We came up here [to Newcastle] to get married on 3 April 1961, in St Lawrence’s Church in Broadmeadow because his family was living in Hamilton. Father Tiziano Martellozzo celebrated the Italian mass for us at our wedding. He was our priest and a very good person. He has now retired because he is over 80 years of age.
When we were living in Sydney my husband was working in restaurants and I was sewing from home in Surry Hills. I made a wedding dress for my cousin and dresses for other Italian ladies living around the area. I also sewed things for my children and for friends.
While living in Sydney and 10 months after my marriage, I had my first daughter, Cinzia. I made this nightie for her when I was in Surry Hills. After another 16 months, I had my second daughter Delia – very quick! In three years, I had three children. My son Alan was the last.
After some time we moved from Surry Hills and we bought our own house in Earlwood, near Canterbury [in Sydney’s south-west]. We lived there until 1970. Then we came to live up here in Newcastle. We first moved into my father-in-law’s house for a few months and then we bought this house and we are still here!
We came to live up here because my husband’s mother died in 1969 and his father was lonely. The other reason was a little coffee shop in Beaumont Street, Hamilton called Gelateria Arena, which we bought. We worked there for 20 years, my husband and myself. I was the cook and the girls helped after school. My children went to Hamilton Public School and then to Merewether High School. I was working in the coffee shop six days a week and looking after the house and the children. Sunday was spent cleaning in the shop because it was the only day that it was closed. It was a hard life; lucky I was young or I couldn’t do it.
I am pleased I came out to Australia because in Italy where we lived, there was only the little farm and the house belonging to my parents. But here we got our own house and we improved [our lifestyles]. And being in Australia was good for my children especially. Here, everybody gets an education; back in Italy, it is a bit more difficult.
I never learnt the English language properly because Italian people were always coming into the shop and all day I was listening to Italian. I can communicate but sometimes I think, “All these years in Australia and I can’t speak proper English”.
I am also with a lot of the [Italian] people because I am the president of the Italian choir, which has been going since 1951. On Wednesday, we practise choir, and then we will sing at funerals and nursing homes. Also, I do voluntary work serving meals to older Italian people at the centre in Broadmeadow. The centre had to move from Hamilton about five years ago and now they are settled and we have facilities and air-conditioning.

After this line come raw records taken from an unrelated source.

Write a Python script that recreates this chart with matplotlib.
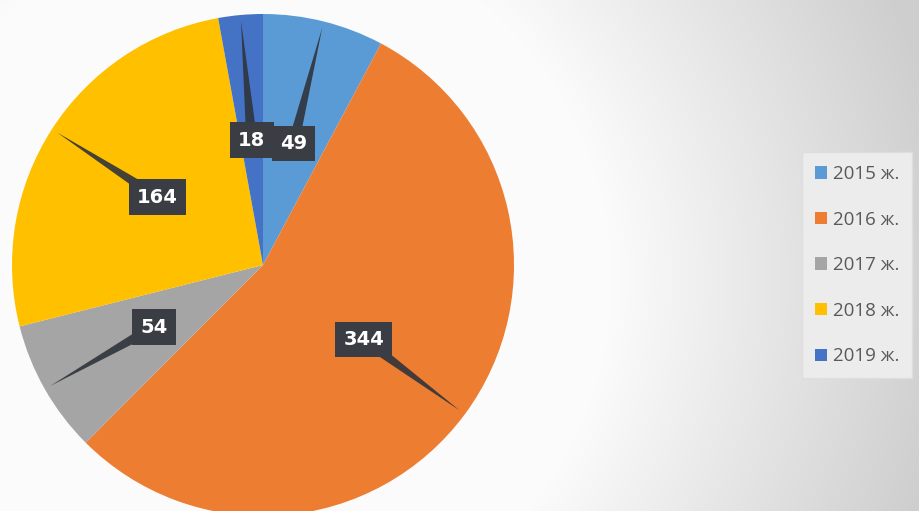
import numpy as np
import matplotlib
matplotlib.use("Agg")
import matplotlib.pyplot as plt

# data
years = ["2015 ж.", "2016 ж.", "2017 ж.", "2018 ж.", "2019 ж."]
values = [49, 344, 54, 164, 18]
colors = ["#5B9BD5", "#ED7D31", "#A5A5A5", "#FFC000", "#4472C4"]

W, H = 920, 511
px = 251.0                      # pixels per pie radius
cx, cy = 263, 246               # pie centre in pixels (from bottom-left)

fig = plt.figure(figsize=(W / 100, H / 100), dpi=100)
ax = fig.add_axes([0, 0, 1, 1])
xlim = (-cx / px, (W - cx) / px)
ylim = (-cy / px, (H - cy) / px)

# background: soft radial gradient, white left-centre, grey to the right
gx, gy = np.meshgrid(np.arange(W), np.arange(H))
r = np.hypot(gx - 250, gy - (H - 280))
shade = 0.985 - 0.175 * np.clip((r - 360) / 340, 0, 1)
bg = np.dstack([shade, shade, shade])
ax.imshow(bg, extent=(*xlim, *ylim), origin="lower", aspect="auto", zorder=0)

wedges, _ = ax.pie(values, colors=colors, startangle=90, counterclock=False,
                   radius=1.0, center=(0, 0), frame=True,
                   wedgeprops=dict(linewidth=0, zorder=1))

# callout labels with tapered pointers
for w, v in zip(wedges, values):
    ang = np.deg2rad((w.theta1 + w.theta2) / 2)
    d = np.array([np.cos(ang), np.sin(ang)])
    n = np.array([-d[1], d[0]])
    lab = 0.5 * d
    tip = 0.975 * d
    hw = 0.022
    poly = np.array([lab + n * hw, tip, lab - n * hw])
    ax.fill(poly[:, 0], poly[:, 1], color="#2f343b", alpha=0.9, zorder=3, lw=0)
    ax.text(lab[0], lab[1], str(v), ha="center", va="center", color="white",
            fontsize=14, fontweight="bold", family="DejaVu Sans", zorder=4,
            bbox=dict(boxstyle="square,pad=0.42", fc="#3a3e44", ec="none"))

ax.set_xlim(*xlim)
ax.set_ylim(*ylim)
ax.set_aspect("auto")
ax.axis("off")

leg = fig.legend(wedges, years, loc="upper left",
                 bbox_to_anchor=(802 / W, 1 - 152 / H), borderaxespad=0,
                 frameon=True, fancybox=False, framealpha=1,
                 facecolor="#ececec", edgecolor="#dedede",
                 prop={"family": "Open Sans", "size": 13.5},
                 labelcolor="#595959", labelspacing=1.47,
                 handlelength=0.65, handleheight=0.65, handletextpad=0.3,
                 borderpad=0.7)

fig.savefig("out.png", dpi=100)
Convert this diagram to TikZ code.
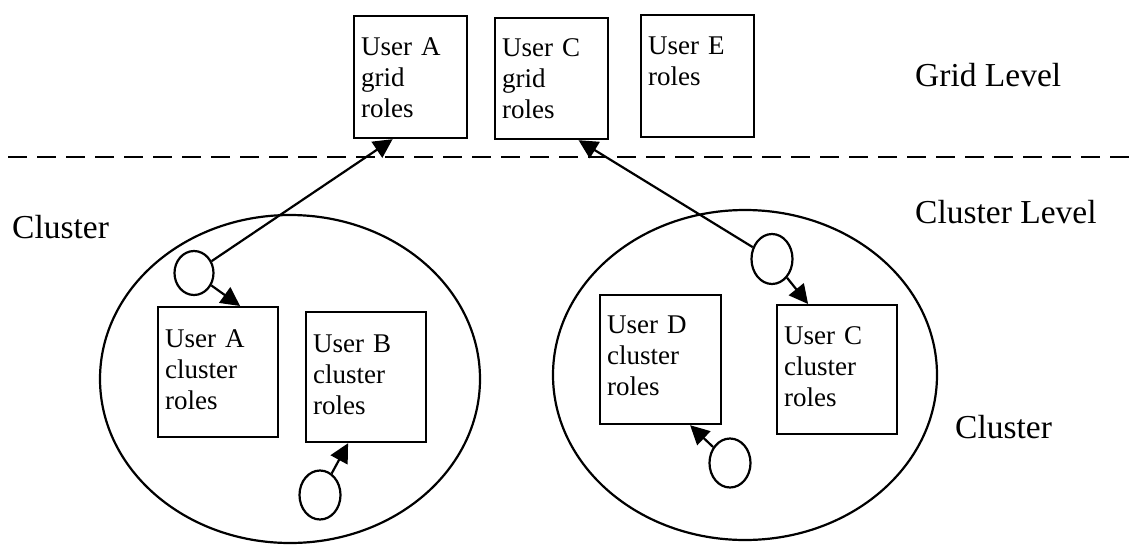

And I enjoy life, you know.
My mother used to say to me that when you go to live in one country you have to settle and follow the way they live otherwise you will never be happy and that is what I do. You could say, “Oh! Italy this and Italy that,” but we are living here and if you don’t like it, go back.
My roots are still there in Italy and it’s always in my thoughts. It is in your mind that you are a migrant, but my children are Australian and I am settled here. I write to my family in Italy and I have been back eight times.